Today’s toys are a far cry from these imagination-driven toys. Even GI Joe has changed. He shrank to 3-and-a-half inches tall and his uniforms are molded to his body. His name is not even Joe anymore, but rather the term GI Joe applies to a team. These are not “soldiers,” they are a team of elite counter-terrorism specialists. Now, this does sound cool, but it doesn’t leave as much to the imagination. In fact, Hasbro even scripts the play time by providing cartoons and a comic book to model the play time. Kids can’t even come up with their own adventures anymore.
My brother had other cool toys that I was too old for. Transformers came out when I was in high school and college. They looked cool and it took a degree in engineering to get the fool things to change form. In fact, many older kids and adults (not me) ended up breaking the toys trying to get them to change. He still has them too. All my childhood toys are long gone.
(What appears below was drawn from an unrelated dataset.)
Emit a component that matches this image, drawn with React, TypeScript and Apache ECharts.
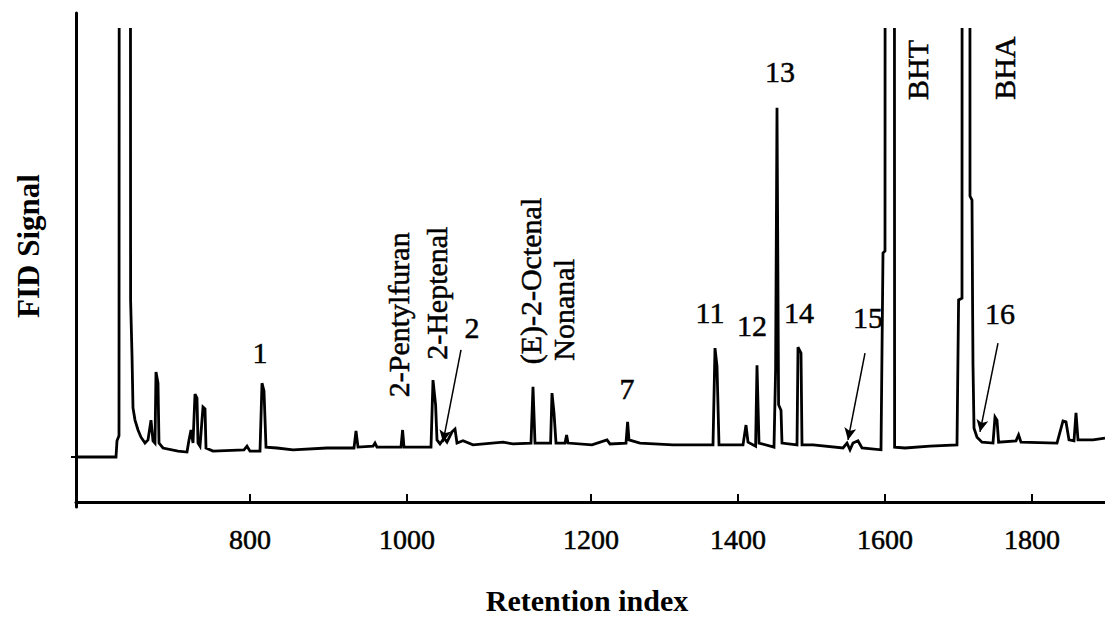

Toys today are much more interesting in their design and marketing, and they have a huge cool factor, but they pale in one very important aspect: imagination. Kids today are told how to play and what to play and not given the opportunity to invent their own scenarios for playtime. Toys come with movie and cartoon tie-ins that limit how kids interact with them. I doubt GI Joe has gone on a date with Barbie in 35 years. It doesn’t help that she is now three times his size.